Torian
This has to work. But in case it didn’t, I allowed myself an indulgence. I stretched up and kissed Zal’s cheek. “Thank you.”
Zal blinked rapidly, a sheen in his dark eye. “Ah, shite. Don’t go.” His voice, laced with pleading, resonated painfully with the implants in my chest. “You said you were done with them. That you wanted to stay here. With me.”
Edric laughed, a thin, arrogant sound. “What foolishness. Torian is a logical construct. We’ve made it that way. Why would it want to stay here and be destroyed when it could return to comfort, convenience, and usefulness?”
“Usefulness? Making them think all they are is a machine for you to tinker with or a hole to stick your pecker in? I’ll wager you’ve never even heard them sing.”
“Sing? Ridiculous.” Edric shuffled his feet, clearly on edge. “No more delays, Torian. You can commence data retrieval for the detonation protocol codes on the way to the site. Thanks to your antics, our launch window is too narrow as it is, so if you don’t move your mechanical ass—” Edric gestured at Zal with the blaster.
“I’m coming.” I walked toward Edric, keeping my body in direct line with the blaster. I was in no danger. As long as I held the backup files, Edric wouldn’t fire for fear of scrambling the data. But Zal—no, I would not allow harm to come to him.
I’d nearly reached Edric when Zal strode forward, dodging in front of me to face down Edric.
“Don’t do this. We—my people—we’re not some trifling annoyance, like a swarm of insects for you to swat. We have homes, families, a civilization.”
“Really? How long do you think your so-called civilization can go on without our support?” Edric waved the blaster, his finger far too close to the trigger, and I flinched. “That chrysocite, for instance. We gave it to you. We turned those worthless rocks into massive solar cells to study how a society policed with magic would work.

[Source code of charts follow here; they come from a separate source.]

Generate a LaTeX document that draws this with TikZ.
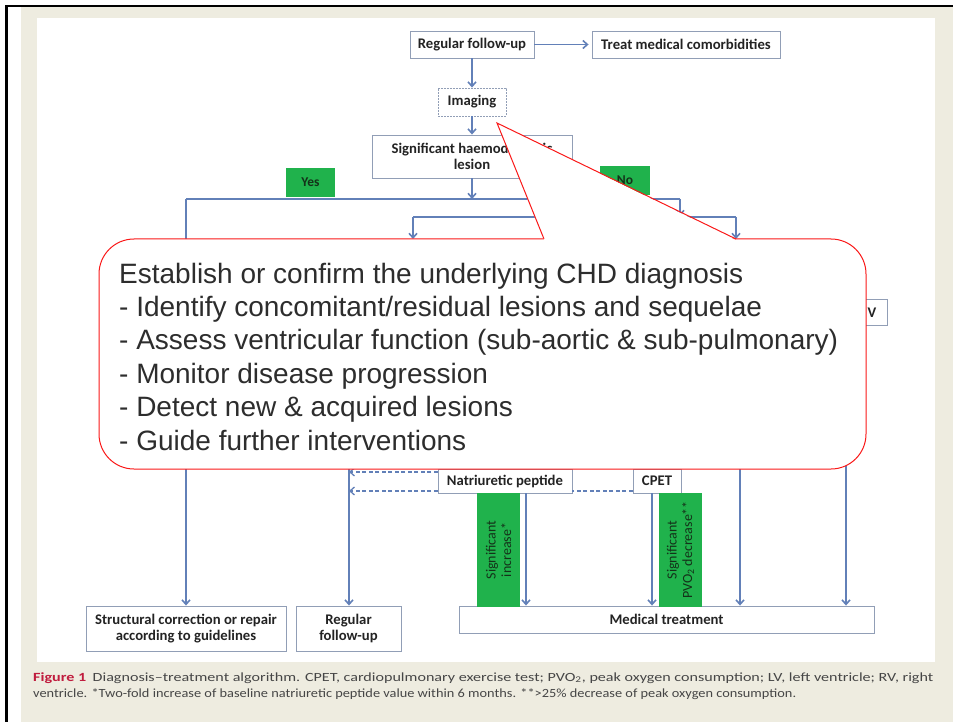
\documentclass[tikz,border=0pt]{standalone}
\usepackage{fontspec}
\usepackage{graphicx}
\setmainfont{Liberation Sans}
\newfontfamily\boxfont{Carlito}
\usetikzlibrary{arrows.meta}

\definecolor{beige}{RGB}{238,236,224}
\definecolor{frameblue}{RGB}{145,158,182}
\definecolor{arrowblue}{RGB}{98,128,184}
\definecolor{flowgreen}{RGB}{32,178,76}
\definecolor{tagtext}{RGB}{20,50,25}
\definecolor{calloutred}{RGB}{250,25,25}
\definecolor{calltext}{RGB}{45,45,45}
\definecolor{captionred}{RGB}{192,28,62}
\definecolor{captiongray}{RGB}{70,70,70}
\definecolor{textdark}{RGB}{35,35,35}

\tikzset{
  box/.style={draw=frameblue, line width=0.9pt, fill=white, text=textdark,
    inner sep=0pt, align=center,
    font=\boxfont\bfseries\fontsize{14.7}{16.5}\selectfont},
  tag/.style={fill=flowgreen, inner sep=0pt, align=center, text=tagtext,
    font=\boxfont\fontsize{14}{15.5}\selectfont},
  yesno/.style={tag, font=\boxfont\bfseries\fontsize{13.5}{15}\selectfont},
  link/.style={draw=arrowblue, line width=1.6pt},
  arr/.style={link, -{Straight Barb[length=4.5pt,width=8pt]}},
  dlink/.style={draw=arrowblue, line width=1.3pt, dash pattern=on 4pt off 2.5pt},
  darr/.style={dlink, -{Straight Barb[length=4.5pt,width=8pt]}},
  calloutline/.style={anchor=base west, inner sep=0pt, text=calltext,
    font=\fontsize{28}{33}\selectfont},
  captionline/.style={anchor=base west, inner sep=0pt, text=captiongray,
    font=\boxfont\fontsize{12.5}{15}\selectfont},
}

\begin{document}
\begin{tikzpicture}[x=1pt,y=-1pt]
\useasboundingbox (0,0) rectangle (953,722);

% page background, figure panel and frame
\fill[white] (0,0) rectangle (953,722);
\fill[beige] (21,7) rectangle (953,722);
\fill[white] (37,18) rectangle (935,662);
\fill[black] (5,5) rectangle (953,7.5);
\fill[black] (5,5) rectangle (7.5,722);

% top of the algorithm
\node[box, minimum width=124pt, minimum height=27pt] (rfu) at (472,44.5) {Regular follow-up};
\node[box, minimum width=188pt, minimum height=27pt] (tmc) at (686,44.5) {Treat medical comorbidities};
\node[box, dash pattern=on 2pt off 1pt, minimum width=68pt, minimum height=28pt] (img) at (472,102) {Imaging};
\node[box, minimum width=200pt, minimum height=43pt] (shl) at (472,156.5) {Significant haemodynamic\\lesion};

\node[yesno, minimum width=49pt, minimum height=29pt] (yes) at (310.5,182.5) {Yes};
\node[yesno, minimum width=50pt, minimum height=29pt] (no) at (625,180.5) {No};

\draw[arr, shorten >=3pt] (rfu.east) -- (tmc.west);
\draw[arr] (rfu.south) -- (img.north);
\draw[arr] (img.south) -- (shl.north);

% branching lines
\coordinate (busL) at (186,199);
\coordinate (busR) at (680,199);
\coordinate (busM) at (472,199);
\coordinate (bus2L) at (413,217);
\coordinate (bus2R) at (736,217);
\coordinate (endA) at (413,239);
\coordinate (endB) at (736,239);

\draw[link] (busL) -- (busR);
\draw[arr] (shl.south) -- (busM);
\draw[arr, shorten >=1pt] (busR) -- (busR |- bus2L);
\draw[link] (bus2L) -- (bus2R);
\draw[arr] (bus2L) -- (endA);
\draw[arr] (bus2R) -- (endB);

% lower part
\node[box, minimum width=200pt, minimum height=45pt] (struct) at (186,628.5) {Structural correction or repair\\according to guidelines};
\node[box, minimum width=105pt, minimum height=45pt] (rfu2) at (348.5,628.5) {Regular\\follow-up};
\node[box, minimum width=415pt, minimum height=27pt] (med) at (666.5,619.5) {Medical treatment};
\node[box, minimum width=134pt, minimum height=24pt] (np) at (505,481) {Natriuretic peptide};
\node[box, minimum width=48pt, minimum height=24pt] (cpet) at (657,481) {CPET};
\node[box, minimum width=82pt, minimum height=26pt] (vbox) at (846,312) {};
\node[inner sep=0pt, text=textdark, font=\boxfont\bfseries\fontsize{14.7}{16.5}\selectfont] (vlabel) at (872,312.5) {V};

\node[tag, rotate=90, minimum width=114pt, minimum height=43pt] (g1) at (498.5,550) {Significant\\increase*};
\node[tag, rotate=90, minimum width=114pt, minimum height=43pt] (g2) at (680.5,550) {Significant\\PVO\textsubscript{2} decrease**};

\draw[arr] (busL) -- (struct.north);

\coordinate (fuTop) at (349,460);
\coordinate (lvTop) at (740,460);
\draw[arr] (fuTop) -- (fuTop |- rfu2.north);

\draw[darr] ([yshift=9pt]np.west) -- ([yshift=9pt]np.west -| fuTop);
\draw[dlink] ([yshift=-10pt]cpet.west) -- ([yshift=-10pt]np.east);
\draw[darr] ([yshift=-10pt]np.west) -- ([yshift=-10pt]np.west -| fuTop);

\draw[arr] ([xshift=21pt]np.south) -- ([xshift=21pt]np.south |- med.north);
\draw[arr] ([xshift=-5pt]cpet.south) -- ([xshift=-5pt]cpet.south |- med.north);
\draw[arr] (lvTop) -- (lvTop |- med.north);
\draw[arr] (vbox.south) -- (vbox.south |- med.north);

% callout with pointer to the imaging step
\draw[calloutred, line width=1pt, fill=white, rounded corners=35pt] (99,239) rectangle (866,469);
\coordinate (tailL) at (544,239);
\coordinate (tailTip) at (497,123);
\coordinate (tailR) at (736,239);
\fill[white] ([yshift=-1.2pt]tailL) -- (tailTip) -- ([yshift=-1.2pt]tailR) -- cycle;
\draw[calloutred, line width=1pt, line join=miter] (tailL) -- (tailTip) -- (tailR);

\node[calloutline] (c1) at (119,283) {Establish or confirm the underlying CHD diagnosis};
\node[calloutline] (c2) at (119,316.4) {- Identify concomitant/residual lesions and sequelae};
\node[calloutline] (c3) at (119,349.8) {- Assess ventricular function (sub-aortic \& sub-pulmonary)};
\node[calloutline] (c4) at (119,383.2) {- Monitor disease progression};
\node[calloutline] (c5) at (119,416.6) {- Detect new \& acquired lesions};
\node[calloutline] (c6) at (119,450) {- Guide further interventions};

% caption
\node[captionline] (cap1) at (33,681) {\resizebox{900pt}{\height}{\textcolor{captionred}{\bfseries Figure 1}\hspace{5pt}Diagnosis–treatment algorithm. CPET, cardiopulmonary exercise test; PVO\textsubscript{2}, peak oxygen consumption; LV, left ventricle; RV, right}};
\node[captionline] (cap2) at (33,697) {\resizebox{763pt}{\height}{ventricle. *Two-fold increase of baseline natriuretic peptide value within 6 months. **>25\% decrease of peak oxygen consumption.}};
\end{tikzpicture}
\end{document}
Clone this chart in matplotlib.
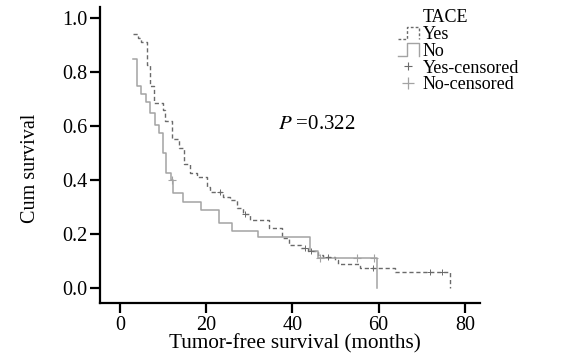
import matplotlib
matplotlib.use('Agg')
import numpy as np
import matplotlib.pyplot as plt
from matplotlib.lines import Line2D
from matplotlib.legend_handler import HandlerBase

plt.rcParams['font.family'] = ['Liberation Serif', 'DejaVu Serif']
plt.rcParams['mathtext.fontset'] = 'stix'

# ---- data ----
yes_t = [3.1, 4.2, 5.0, 6.2, 7.0, 8.0, 9.9, 10.4, 12.2, 13.8, 14.8, 16.2, 17.8, 20.1,
         21.0, 23.9, 25.5, 27.1, 28.5, 30.1, 34.6, 37.7, 39.2, 42.0, 43.7, 46.0, 47.0,
         49.9, 50.6, 55.7, 63.8, 76.5]
yes_s = [0.94, 0.925, 0.91, 0.826, 0.75, 0.685, 0.66, 0.62, 0.55, 0.52, 0.46, 0.426, 0.41,
         0.375, 0.355, 0.337, 0.326, 0.296, 0.274, 0.252, 0.222, 0.185, 0.16, 0.147, 0.137,
         0.122, 0.116, 0.104, 0.09, 0.075, 0.058, 0.0]
no_t = [3.1, 4.0, 5.0, 6.0, 7.0, 8.1, 9.1, 10.0, 10.8, 11.8, 12.4, 14.7, 18.9, 23.0,
        26.1, 32.1, 44.1, 46.0, 59.7]
no_s = [0.85, 0.75, 0.72, 0.69, 0.65, 0.604, 0.573, 0.50, 0.425, 0.40, 0.35, 0.32, 0.29,
        0.242, 0.212, 0.188, 0.138, 0.11, 0.0]
yes_cens_t = [23.2, 29.0, 42.9, 44.4, 48.3, 58.7, 71.9, 74.6]
yes_cens_s = [0.355, 0.274, 0.147, 0.137, 0.116, 0.075, 0.058, 0.058]
no_cens_t = [12.0, 46.4, 55.0, 58.9]
no_cens_s = [0.40, 0.11, 0.11, 0.11]

x_ticks = [0, 20, 40, 60, 80]
y_ticks = [0.0, 0.2, 0.4, 0.6, 0.8, 1.0]
p_text = '$\\mathit{P}$ =0.322'
legend_title = 'TACE'
legend_labels = ['Yes', 'No', 'Yes-censored', 'No-censored']

YES_C = '#6a6a6a'
NO_C = '#a3a3a3'

fig = plt.figure(figsize=(5.62, 3.64), dpi=100)
ax = fig.add_axes([100/562, 61/364, 380/562, 296/364])

ax.step(yes_t, yes_s, where='post', color=YES_C, lw=1.0, ls=(0, (3, 2)))
ax.step(no_t, no_s, where='post', color=NO_C, lw=1.1)
ax.plot(yes_cens_t, yes_cens_s, ls='none', marker='+', ms=5, mew=0.7, color=YES_C)
ax.plot(no_cens_t, no_cens_s, ls='none', marker='+', ms=6, mew=0.8, color=NO_C)

ax.set_xlim(-4.6, 83.5)
ax.set_ylim(-0.056, 1.041)
ax.set_xticks(x_ticks)
ax.set_yticks(y_ticks)
ax.set_yticklabels([f'{v:.1f}' for v in y_ticks])
for s in ['top', 'right']:
    ax.spines[s].set_visible(False)
for s in ['left', 'bottom']:
    ax.spines[s].set_linewidth(1.6)
ax.tick_params(direction='out', length=7, width=1.6, labelsize=14.5, pad=2)
ax.set_xlabel('Tumor-free survival (months)', fontsize=15.2, labelpad=0)
ax.xaxis.label.set_x(0.513)
ax.set_ylabel('Cum survival', fontsize=14.5)
ax.yaxis.set_label_coords(-0.158, 0.456)

ax.text(36.6, 0.604, p_text, fontsize=15, va='center', ha='left')


class StepHandler(HandlerBase):
    def __init__(self, color, ls):
        super().__init__()
        self.color = color
        self.ls = ls

    def create_artists(self, legend, orig_handle, xdescent, ydescent, width, height,
                       fontsize, trans):
        x0, y0 = -xdescent, -ydescent
        xs = [x0, x0 + 0.45 * width, x0 + 0.45 * width, x0 + width, x0 + width]
        ys = [y0 + 0.05 * height, y0 + 0.05 * height, y0 + 0.95 * height,
              y0 + 0.95 * height, y0 + 0.05 * height]
        ln = Line2D(xs, ys, color=self.color, lw=1.0, ls=self.ls, transform=trans)
        return [ln]


h_title = Line2D([], [], lw=0)
h_yes = Line2D([], [], color=YES_C)
h_no = Line2D([], [], color=NO_C)
h_yc = Line2D([], [], ls='none', marker='+', ms=6, mew=0.8, color=YES_C)
h_nc = Line2D([], [], ls='none', marker='+', ms=8, mew=0.9, color=NO_C)

fig.legend([h_title, h_yes, h_no, h_yc, h_nc], [legend_title] + legend_labels,
           handler_map={h_yes: StepHandler(YES_C, (0, (2, 1.5))), h_no: StepHandler(NO_C, '-')},
           loc='upper left', bbox_to_anchor=(398/562, 1 - 9/364), frameon=False,
           fontsize=13, handlelength=1.15, handleheight=0.8, handletextpad=0.2,
           labelspacing=-0.02, borderpad=0, borderaxespad=0)

fig.savefig('out.png', dpi=100)
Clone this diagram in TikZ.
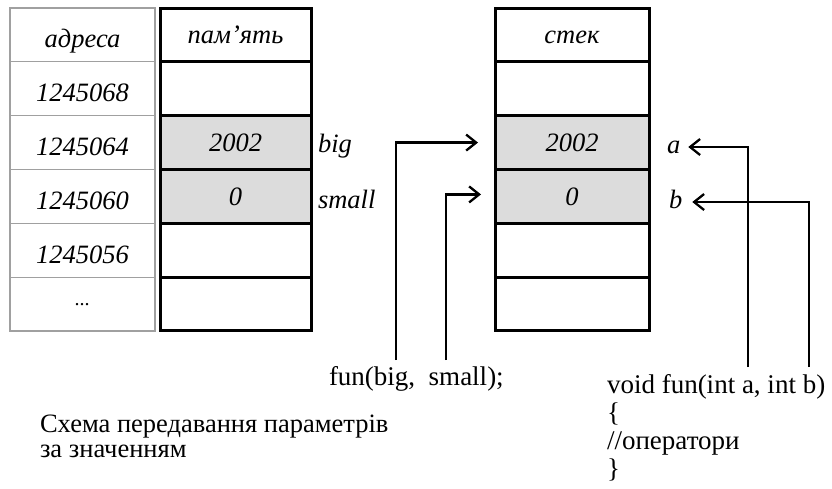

You’ve got fewer than half the original number now, and lose more every year. What will you do when your magic doesn’t work anymore?”
“I reckon we’d learn to cope.”
Edric snorted. “You couldn’t. You’re too dependent on it. We’re doing you a kindness by making the end short. Perhaps not painless, but at least quick. A brief flare and you’re done, rather than a long, drawn-out descent into chaos and starvation.”
Zal’s eye blazed. “You’ve no right—”
“I’ve had enough of you.” Edric adjusted the setting on his blaster. “The rest of the planet can wait for the destruct sequence. But you? I’m ending you here.”
Edric pointed the blaster square at Zal’s chest.
I didn’t pause, didn’t think, didn’t hesitate. I acted, grabbing Edric’s bare wrist with both hands and wrenching it downward. I did it with the water, for my own convenience. This time, it’s for the planet. This time, it’s for Zal.
Edric struggled, but my infrastructure was reinforced with materials of the Infomancers’ own making, and no matter how degenerate their morals, they knew their cybertronics. “What—let go. Torian, what are you doing?”
I bared my teeth. “Choosing.”
I pushed the entire charge in my reserve banks through the conduits in my cybertronic network, out the sensors in my fingertips, directly into Edric. This time, I encountered no hidden feedback loops. No safety bypasses. The Infomancers hadn’t coded for this scenario—obviously, they’d never imagined one of their own constructs would rebel.
Their mistake.
Edric juddered and twitched, and his eyes rolled back in his head. I sensed his heart stuttering, but still I discharged.
More, more, more.
Reserves depleted. Shut-down commencing in three… two…
With a jerk of my chin, I disabled the safety protocols and pushed. All of it. Every last joule. Whatever it took to keep Zal safe.
As Edric collapsed to convulse on the ground, I followed him down until the very last spark of energy flowed out of me and into Edric’s corpse.